Putting her family first, Sturm turned away from her music career, but found that the more she focused on her family and herself, the more she found inspiration for songs.

“I was bringing people into the house who were artists to just talk to them about their art and their music,” Sturm said. “People would come over, I would make them dinner, and we would talk about art and music, … faith and spirituality, and we’d just start singing. Randomly, we’d be singing a song and then keep the music going and just change the lyrics, and then all these songs just started coming out. And I was just so – inspired. Even as we were writing songs, I didn’t think that I would share them, but then I got to this place where all these songs just kept coming out.”

Sturm said the final push that made her put an album out was the amount of artist singing songs that preached hate, or subliminally told people to go to hell and to kill themselves.

“It’s the exact opposite of what I want to say to people, every breath you have matters, and there’s more to life than just what you see in front of you,” said Sturm. “I believe that we build up, that we get what we give in a lot of ways. In many instances, we can overcome those things if we can just not sit down in the mess, and stand up and say, ‘no, we’re going to keep going, we’re going to keep breathing, we’re going to keep trying to find the glory in this.’ And I wanted to share that because my son is going to grow up in that generation where these kids are being taught that life is just [about getting] all of the highs that you can out of it and then [you] just die young – it just makes me angry.

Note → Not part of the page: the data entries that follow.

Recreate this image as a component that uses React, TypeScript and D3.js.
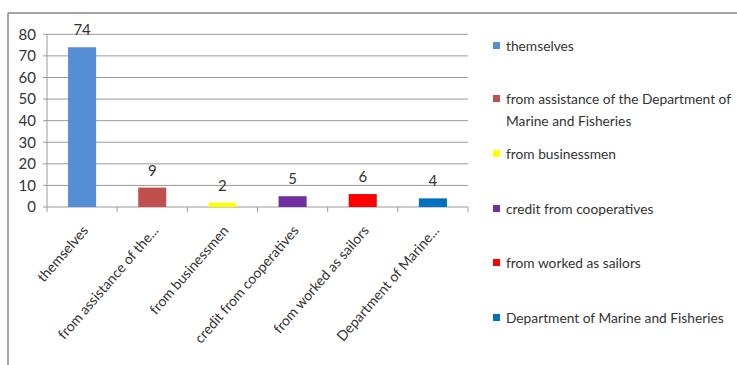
import React from "react";
import * as d3 from "d3";

const categories = [
  "themselves",
  "from assistance of the...",
  "from businessmen",
  "credit from cooperatives",
  "from worked as sailors",
  "Department of Marine...",
];
const values = [74, 9, 2, 5, 6, 4];
const colors = ["#558ED5", "#C0504D", "#FFFF00", "#7030A0", "#FF0000", "#0070C0"];
const legendLabels = [
  ["themselves"],
  ["from assistance of the Department of", "Marine and Fisheries"],
  ["from businessmen"],
  ["credit from cooperatives"],
  ["from worked as sailors"],
  ["Department of Marine and Fisheries"],
];
const yTicks = [0, 10, 20, 30, 40, 50, 60, 70, 80];

const W = 737;
const H = 365;
const FONT = "Lato, 'Liberation Sans', Arial, sans-serif";

export default function App() {
  const x = d3.scaleBand<number>().domain(d3.range(categories.length)).range([47, 468]).paddingInner(0.6).paddingOuter(0.3);
  const band = d3.scaleBand<number>().domain(d3.range(categories.length)).range([47, 468]);
  const y = d3.scaleLinear().domain([0, 80]).range([207, 34.3]);
  const legendY = [46, 99, 154, 209, 263, 318];

  return (
    <svg width={W} height={H} style={{ position: "absolute", left: 0, top: 0, background: "#fff" }}>
      <rect x={0} y={0} width={W} height={H} fill="#fff" />
      <line x1={8} x2={W} y1={13} y2={13} stroke="#888" strokeWidth={1.5} />
      <line x1={8} x2={8} y1={13} y2={H} stroke="#888" strokeWidth={1.5} />
      {yTicks.map((t) => (
        <g key={t}>
          <line x1={43} x2={468} y1={y(t)} y2={y(t)} stroke="#9a9a9a" strokeWidth={1} />
          <text x={36} y={y(t)} dy="0.36em" textAnchor="end" fontFamily={FONT} fontSize={15} fill="#333">
            {t}
          </text>
        </g>
      ))}
      <line x1={47} x2={47} y1={y(80)} y2={y(0)} stroke="#9a9a9a" strokeWidth={1} />
      {d3.range(categories.length + 1).map((i) => {
        const xx = i < categories.length ? band(i)! : 468;
        return <line key={i} x1={xx} x2={xx} y1={y(0)} y2={y(0) + 5} stroke="#9a9a9a" strokeWidth={1} />;
      })}
      {values.map((v, i) => (
        <g key={i}>
          <rect x={x(i)} y={y(v)} width={x.bandwidth()} height={y(0) - y(v)} fill={colors[i]} />
          <text x={x(i)! + x.bandwidth() / 2} y={y(v) - 12} textAnchor="middle" fontFamily={FONT} fontSize={15} fill="#333">
            {v}
          </text>
        </g>
      ))}
      {categories.map((c, i) => {
        const cx = band(i)! + band.bandwidth() / 2 + 7;
        const cy = 231;
        return (
          <text key={c} x={cx} y={cy} transform={`rotate(-49 ${cx} ${cy})`} textAnchor="end" fontFamily={FONT} fontSize={14} fill="#333">
            {c}
          </text>
        );
      })}
      {legendLabels.map((lines, i) => (
        <g key={i}>
          <rect x={493} y={legendY[i] - 4} width={7} height={7} fill={colors[i]} />
          {lines.map((l, j) => (
            <text key={j} x={506} y={legendY[i] + j * 22} dy="0.35em" fontFamily={FONT} fontSize={13.75} fill="#333">
              {l}
            </text>
          ))}
        </g>
      ))}
    </svg>
  );
}
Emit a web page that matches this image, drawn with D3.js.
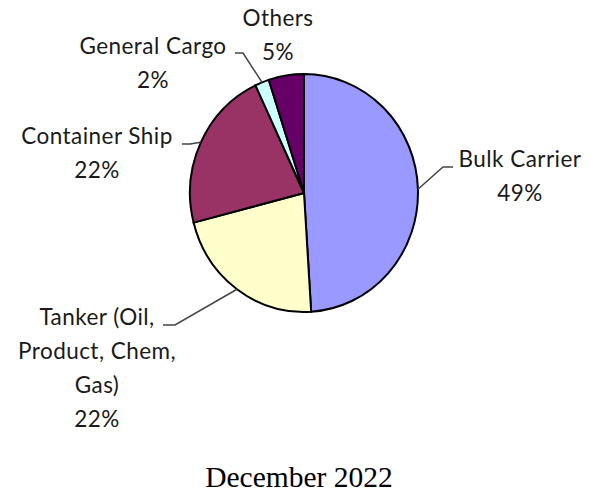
<!DOCTYPE html>
<html>
<head>
<meta charset="utf-8">
<script src="https://cdn.jsdelivr.net/npm/d3@7"></script>
<style>
  body { margin: 0; background: #fff; }
  .lbl { font-family: Lato, "Open Sans", sans-serif; font-size: 22.5px; letter-spacing: 0.45px; fill: #1a1a1a; }
  .title { font-family: "Liberation Serif", "Times New Roman", serif; font-size: 29.5px; fill: #000; }
</style>
</head>
<body>
<div id="vis"></div>
<script>
// chart data
const CATEGORIES = ["Bulk Carrier", "Tanker (Oil, Product, Chem, Gas)", "Container Ship", "General Cargo", "Others"];
const SHARES = [49, 22, 22, 2, 5];
const COLORS = ["#9999ff", "#ffffcc", "#993366", "#ccffff", "#660066"];
const TITLE = "December 2022";

// label lines (text split as shown in the picture)
const LABEL_LINES = [
  ["Bulk Carrier", "49%"],
  ["Tanker (Oil,", "Product, Chem,", "Gas)", "22%"],
  ["Container Ship", "22%"],
  ["General Cargo", "2%"],
  ["Others", "5%"]
];

const WIDTH = 595, HEIGHT = 497;
const CX = 304, CY = 193, RX = 114, RY = 119;
const LINE_H = 34;

// label anchor (centre x, first baseline) and leader elbow/end for each slice
const LAYOUT = [
  {x: 520, y: 167, elbow: [443, 167], end: [453, 167]},
  {x: 97,  y: 325, elbow: [175, 325], end: [163, 325]},
  {x: 97,  y: 144, elbow: [190, 144], end: [182, 144]},
  {x: 153, y: 54,  elbow: [243, 53],  end: [235, 53]},
  {x: 278, y: 26,  elbow: null, end: null}
];

const svg = d3.select("#vis")
              .append("svg")
              .attr("width", WIDTH)
              .attr("height", HEIGHT);

const data = CATEGORIES.map((c, i) => ({name: c, value: SHARES[i], color: COLORS[i], idx: i}));

const pie = d3.pie()
              .sort(null)
              .value(d => d.value);

const arcs = pie(data);

const arc = d3.arc()
              .innerRadius(0)
              .outerRadius(RX);

// pie slices (slightly taller than wide like the original)
const G = svg.append("g")
             .attr("transform", "translate(" + CX + "," + CY + ") scale(1," + (RY / RX) + ")");

G.selectAll("path")
 .data(arcs)
 .enter()
 .append("path")
 .attr("d", arc)
 .attr("fill", d => d.data.color)
 .attr("stroke", "#000")
 .attr("stroke-width", 2)
 .attr("vector-effect", "non-scaling-stroke");

// leader lines
arcs.forEach((a, i) => {
  const L = LAYOUT[i];
  if (!L.elbow) return;
  const mid = (a.startAngle + a.endAngle) / 2;
  const px = CX + RX * Math.sin(mid);
  const py = CY - RY * Math.cos(mid);
  svg.append("polyline")
     .attr("points", [[px, py], L.elbow, L.end].map(p => p.join(",")).join(" "))
     .attr("fill", "none")
     .attr("stroke", "#444")
     .attr("stroke-width", 1.5);
});

// labels
arcs.forEach((a, i) => {
  const L = LAYOUT[i];
  const t = svg.append("text")
               .attr("class", "lbl")
               .attr("text-anchor", "middle");
  LABEL_LINES[i].forEach((s, k) => {
    t.append("tspan")
     .attr("x", L.x)
     .attr("y", L.y + k * LINE_H)
     .text(s);
  });
});

// title
svg.append("text")
   .attr("class", "title")
   .attr("x", 299)
   .attr("y", 487)
   .attr("text-anchor", "middle")
   .text(TITLE);
</script>
</body>
</html>
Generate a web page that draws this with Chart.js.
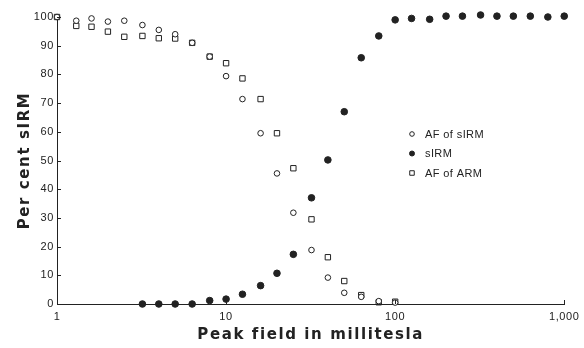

There’s so much more to your soul than just the highs that you can get out of life that just let you down so harshly.”

Writing the album Life Screams, Sturm said she tried to focus on what she wanted to tell her sons about finding the good amidst the negativity in the world around them.

The title track of the album expresses Sturm’s philosophy towards life, and how life will try and talk to you, but you have to be willing to listen.

“We go through the same problems over and over,” Sturm says. “We pick the same relationships, we go through the same pain, we look back and realize, ‘I’ve been dealing with the same issue.’ And we have to stop and be still for a minute and say, ‘what is life trying to tell me right now? Is there something I should focus on? Is there something in me that I should change? Is there something around me that I need to get out of? Do I need to remove myself?’ Because, there is a way of peace, and life is really good at guiding you if you can acknowledge it. … Life will whisper, and talk normal, talk loud, and scream.”

For Sturm, getting back on the road though came with mixed emotions.

“I didn’t miss touring at all. The thing I missed about being in Flyleaf was getting to connect with people in all kinds of ways. My soul was broken in Flyleaf for a lot of that time – like I said, when your soul is broken you don’t have the capacity to give anything, you need healing.”

Despite her feelings of emptiness she felt while in Flyleaf, Sturm says she still felt the obligation to spread the message of hope to those who needed it most.

“I felt drained all the time, and it was just hard enough finding my own piece of mind,” Sturm says. “So even though I felt this heavy burden to talk to the suicidal kid who didn’t feel life was worth it, [who] hated God, hated Christians, hated people, and hated themselves more than anything, I wanted them to feel that presence of hope over that. There’s a reason to live, heal yourself, you can give to other people if you overcome, and there’s purpose in all the mess; that was the message in it of itself.”

With the end of her tour with Palisades, Stitched Up Heart, and Letters from the Fire drawing to a close on Feb. 14, Sturm has a message that she hopes every fan walks away from her show with.

“There’s something different about being in the room with a bunch of people who somehow feel the message as well, and the message is Life in the face of Death, Courage in the face of Fear,” Sturm says. “So when you’re in a room full of people that kind of get that vaguely and then you hear somebody singing who believes in it, you get jolted. It’s like a projection of faith, life, and courage, and it solidifies [that message].”